The view Port meta tag is used to work your website on both mobile device and computer screen perfectly. If you design the web page for both computer and mobile device. If you see the web page on the computer that same site, you can see the in the mobile device without any miss alignment. You can use the media query css to view the site in the mobile perfectly. But you can write the media query css code for your site after that you add this meta tag in the header part of the your web page then only your media query work in your devices.
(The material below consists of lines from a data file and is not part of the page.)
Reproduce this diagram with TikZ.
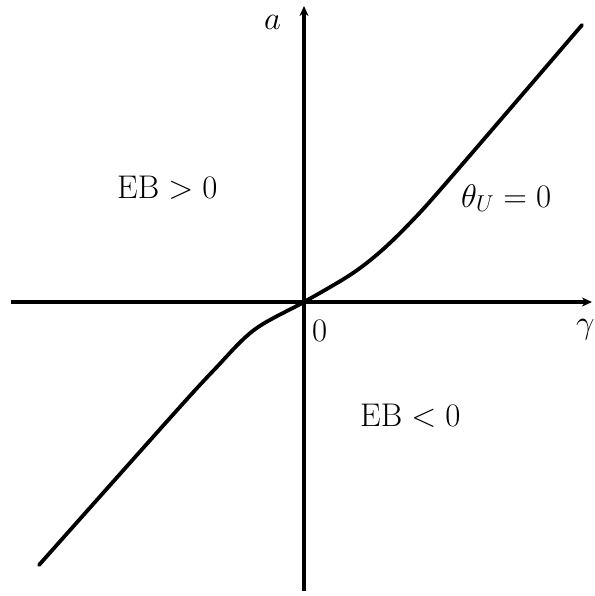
\RequirePackage{fix-cm}
\documentclass[tikz,border=0pt]{standalone}
\usetikzlibrary{arrows.meta}
\begin{document}
\begin{tikzpicture}[x=1pt,y=-1pt,
  axis/.style={line width=3.5pt,-{Stealth[length=10pt,width=9pt]}},
  curve/.style={line width=3.8pt,line cap=round},
  lbl/.style={inner sep=0pt,anchor=base west,font=\fontsize{32.8}{39}\selectfont}]
\useasboundingbox (0,0) rectangle (594,596);
\coordinate (xl) at (11,302);
\coordinate (xr) at (592,302);
\coordinate (yb) at (304,591);
\coordinate (yt) at (304,6);
\draw[axis] (xl) -- (xr);
\draw[axis] (yb) -- (yt);
\draw[curve] plot[smooth,tension=0.55] coordinates {(39,565) (170,418) (214,370) (254,330) (304,302) (350,275) (380,252) (410,223) (447,182) (582,25)};
\node[lbl] (la) at (264,30) {$a$};
\node[lbl] (lgamma) at (576,333) {$\gamma$};
\node[lbl] (lzero) at (312,341) {$0$};
\node[lbl] (lpos) at (117,198) {$\mathrm{EB}>0$};
\node[lbl] (ltheta) at (461,207) {$\theta_U=0$};
\node[lbl] (lneg) at (360,426) {$\mathrm{EB}<0$};
\end{tikzpicture}
\end{document}
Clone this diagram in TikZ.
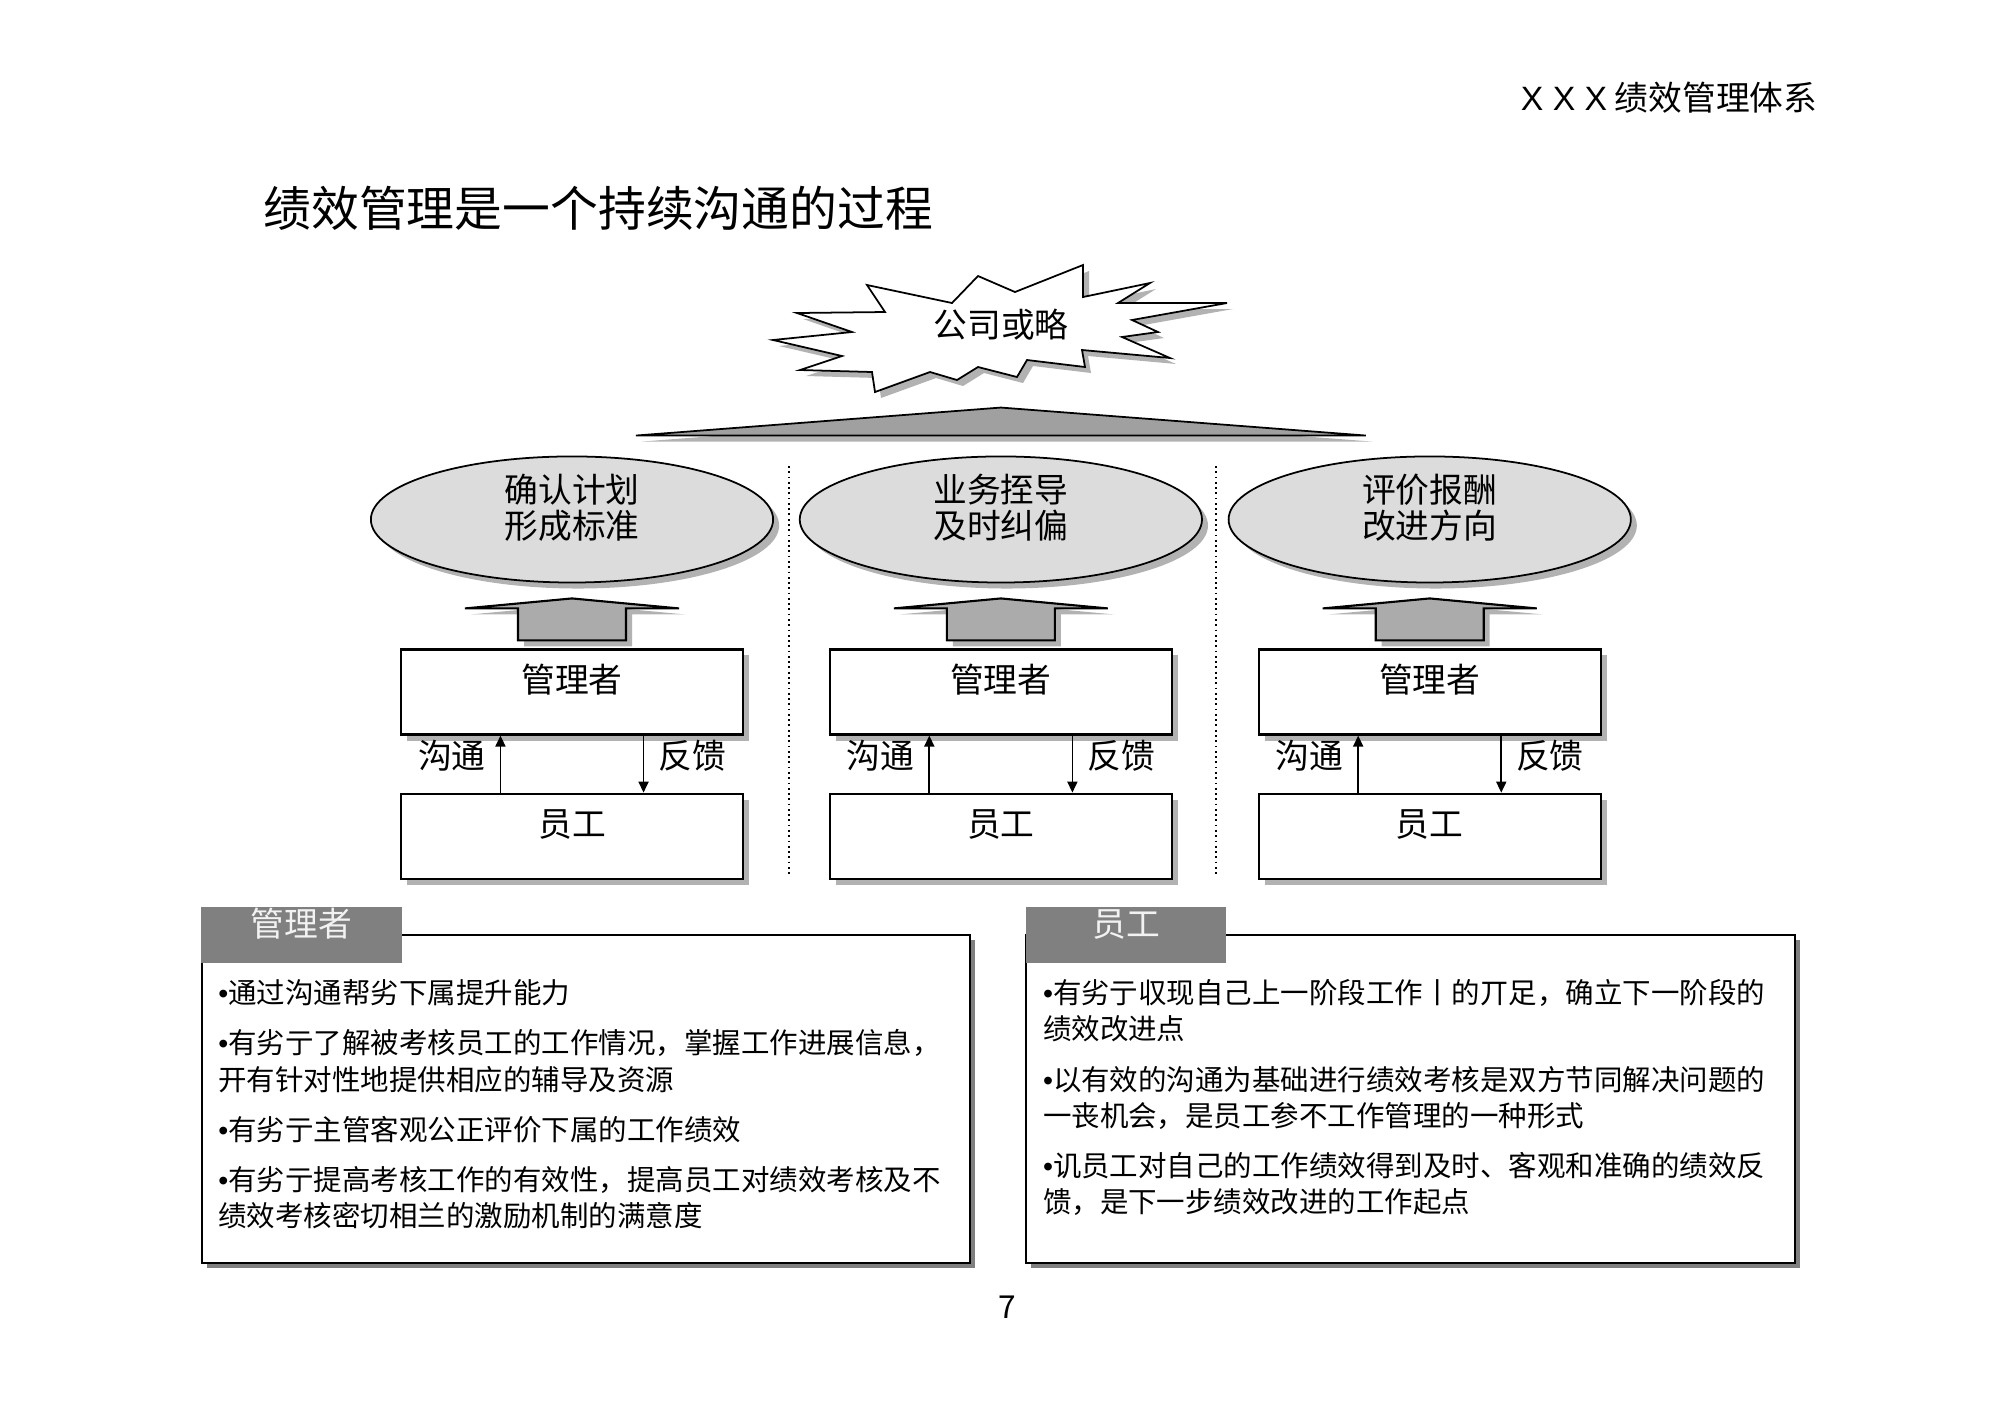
\documentclass[tikz,border=0pt]{standalone}
\usepackage{fontspec}
\setmainfont{Noto Sans CJK SC}
\newfontfamily\latinfont{Liberation Sans}
\newcommand{\itm}{{\latinfont •}}
\usetikzlibrary{positioning, arrows.meta, shapes.geometric, shadows}
\definecolor{goalfill}{HTML}{DCDCDC}
\definecolor{arrowfill}{HTML}{ABABAB}
\definecolor{rooffill}{HTML}{A0A0A0}
\definecolor{tabfill}{HTML}{808080}
\definecolor{tabtext}{HTML}{F2F2F2}

\begin{document}
\begin{tikzpicture}[
    x=0.01cm, y=-0.01cm,
    node distance=0.57cm,
    softshadow/.style={drop shadow={shadow xshift=0.06cm, shadow yshift=-0.06cm, fill=black, opacity=0.3}},
    goal/.style={ellipse, draw, line width=0.5pt, fill=goalfill,
                 minimum width=4.02cm, minimum height=1.26cm, softshadow},
    goaltext/.style={align=center, font=\fontsize{9.6}{10.3}\selectfont},
    role/.style={rectangle, draw, line width=0.6pt, fill=white,
                 minimum width=3.42cm, minimum height=0.85cm, inner ysep=0.04cm,
                 text height=0.39cm, text depth=0.38cm,
                 font=\fontsize{9.6}{11}\selectfont, softshadow},
    comm/.style={-{Triangle[width=0.1cm, length=0.11cm]}, line width=0.5pt},
    lbl/.style={font=\fontsize{9.6}{11}\selectfont, inner sep=0.02cm},
    blockup/.style={draw, line width=0.6pt, fill=arrowfill, softshadow},
    roof/.style={draw, line width=0.5pt, fill=rooffill, softshadow},
    burst/.style={draw, line width=0.5pt, fill=white, softshadow},
    sep/.style={densely dotted, line width=0.5pt},
    panel/.style={rectangle, draw, line width=0.6pt, fill=white,
                  minimum width=7.68cm, minimum height=3.28cm,
                  drop shadow={shadow xshift=0.05cm, shadow yshift=-0.05cm, fill=black, opacity=0.5}},
    tab/.style={rectangle, fill=tabfill, text=tabtext, minimum width=2cm, minimum height=0.56cm,
                inner ysep=0.02cm, text height=0.28cm, text depth=0.24cm,
                font=\fontsize{9.6}{11}\selectfont},
    note/.style={align=left, inner sep=0pt, font=\fontsize{8.1}{10.3}\selectfont}
  ]
    \fill[white] (0,0) rectangle (2000,1414);
    \useasboundingbox (0,0) rectangle (2000,1414);

    \node[font=\fontsize{9.6}{11}\selectfont, anchor=east, inner sep=0pt] (hdr) at (1818,98) {{\latinfont X X X} 绩效管理体系};
    \node[font=\fontsize{13.6}{16}\selectfont, anchor=west] (title) at (251,208) {绩效管理是一个持续沟通的过程};

    % strategy
    \draw[burst] (867,285) -- (952,303) -- (978,276) -- (1015,292) -- (1083,265) -- (1083,297)
      -- (1150,283) -- (1118,303) -- (1227,303) -- (1132,320) -- (1158,332) -- (1122,337)
      -- (1170,358) -- (1082,350) -- (1085,367) -- (1027,360) -- (1017,377) -- (978,367)
      -- (957,380) -- (930,372) -- (875,392) -- (872,372) -- (800,370) -- (842,356)
      -- (773,340) -- (852,332) -- (797,313) -- (885,312) -- cycle;
    \node[font=\fontsize{9.6}{11}\selectfont] (strat) at (1001,325) {公司或略};

    % three columns
    \node[role] (m1) at (572,692) {管理者};
    \node[role, right=0.845cm of m1] (m2) {管理者};
    \node[role, right=0.845cm of m2] (m3) {管理者};
    \node[role, below=of m1] (e1) {员工};
    \node[role, below=of m2] (e2) {员工};
    \node[role, below=of m3] (e3) {员工};

    \node[goal, above=0.65cm of m1] (g1) {};
    \node[goal, above=0.65cm of m2] (g2) {};
    \node[goal, above=0.65cm of m3] (g3) {};
    \node[goaltext] (g1t) at ([yshift=0.12cm]g1.center) {确认计划\\形成标准};
    \node[goaltext] (g2t) at ([yshift=0.12cm]g2.center) {业务挃导\\及时纠偏};
    \node[goaltext] (g3t) at ([yshift=0.12cm]g3.center) {评价报酬\\改进方向};

    \draw[roof] ([yshift=0.2cm]g2.north) ++(-365,0) -- ++(365,-28) -- ++(365,28) -- cycle;

    \draw[blockup] ([yshift=0.08cm]m1.north) ++(-54,0) -- ++(0,-32) -- ++(-53,0) -- ++(107,-10) -- ++(107,10) -- ++(-53,0) -- ++(0,32) -- cycle;
    \draw[blockup] ([yshift=0.08cm]m2.north) ++(-54,0) -- ++(0,-32) -- ++(-53,0) -- ++(107,-10) -- ++(107,10) -- ++(-53,0) -- ++(0,32) -- cycle;
    \draw[blockup] ([yshift=0.08cm]m3.north) ++(-54,0) -- ++(0,-32) -- ++(-53,0) -- ++(107,-10) -- ++(107,10) -- ++(-53,0) -- ++(0,32) -- cycle;

    \draw[comm] ([xshift=-0.715cm]e1.north) -- node[lbl, left=0.12cm, yshift=0.08cm] (c1) {沟通} ([xshift=-0.715cm]m1.south);
    \draw[comm] ([xshift=0.715cm]m1.south) -- node[lbl, right=0.12cm, yshift=0.08cm] (f1) {反馈} ([xshift=0.715cm]e1.north);
    \draw[comm] ([xshift=-0.715cm]e2.north) -- node[lbl, left=0.12cm, yshift=0.08cm] (c2) {沟通} ([xshift=-0.715cm]m2.south);
    \draw[comm] ([xshift=0.715cm]m2.south) -- node[lbl, right=0.12cm, yshift=0.08cm] (f2) {反馈} ([xshift=0.715cm]e2.north);
    \draw[comm] ([xshift=-0.715cm]e3.north) -- node[lbl, left=0.12cm, yshift=0.08cm] (c3) {沟通} ([xshift=-0.715cm]m3.south);
    \draw[comm] ([xshift=0.715cm]m3.south) -- node[lbl, right=0.12cm, yshift=0.08cm] (f3) {反馈} ([xshift=0.715cm]e3.north);

    \draw[sep] (789,466) -- (789,876);
    \draw[sep] (1216,466) -- (1216,876);

    % notes
    \node[panel] (pl) at (586,1099) {};
    \node[panel, right=0.54cm of pl] (pr) {};
    \node[tab, anchor=north west] (tl) at ([yshift=0.28cm]pl.north west) {管理者};
    \node[tab, anchor=north west] (tr) at ([yshift=0.28cm]pr.north west) {员工};

    \node[note, anchor=north west] (nl) at ([xshift=0.17cm, yshift=-0.45cm]pl.north west)
      {\itm 通过沟通帮劣下属提升能力\\[4pt]
       \itm 有劣亍了解被考核员工的工作情况，掌握工作进展信息，\\
       开有针对性地提供相应的辅导及资源\\[4pt]
       \itm 有劣亍主管客观公正评价下属的工作绩效\\[4pt]
       \itm 有劣亍提高考核工作的有效性，提高员工对绩效考核及不\\
       绩效考核密切相兰的激励机制的满意度};
    \node[note, anchor=north west] (nr) at ([xshift=0.17cm, yshift=-0.45cm]pr.north west)
      {\itm 有劣亍収现自己上一阶段工作丨的丌足，确立下一阶段的\\
       绩效改进点\\[4pt]
       \itm 以有效的沟通为基础进行绩效考核是双方节同解决问题的\\
       一丧机会，是员工参不工作管理的一种形式\\[4pt]
       \itm 讥员工对自己的工作绩效得到及时、客观和准确的绩效反\\
       馈，是下一步绩效改进的工作起点};

    \node[font=\fontsize{9}{11}\selectfont] (pg) at (1007,1307) {7};
\end{tikzpicture}
\end{document}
The Default View Port Meta tag:
<meta name="viewport" content="width=device-width, initial-scale=1">
For pages that set an initial or maximum scale, this means the width property actually translates into a minimum viewport width. For example, if your layout needs at least 500 pixels of width then you can use the following markup. When the screen is more than 500 pixels wide, the browser will expand the viewport (rather than zoom in) to fit the screen:
<meta name="viewport" content="width=500, initial-scale=1">
Mobile browsers handle orientation changes slightly differently. For example, Mobile Safari often just zooms the page when changing from portrait to landscape, instead of laying out the page as it would if originally loaded in landscape. If web developers want their scale settings to remain consistent when switching orientations on the iPhone, they must add a maximum-scale value to prevent this zooming, which has the sometimes-unwanted side effect of preventing users from zooming in:
<meta name="viewport" content="initial-scale=1, maximum-scale=1">
This is not necessary in Fennec; when the device changes orientation, Fennec updates the viewport size, the page layout, and JavaScript/CSS properties like device-width, based on its new window dimensions.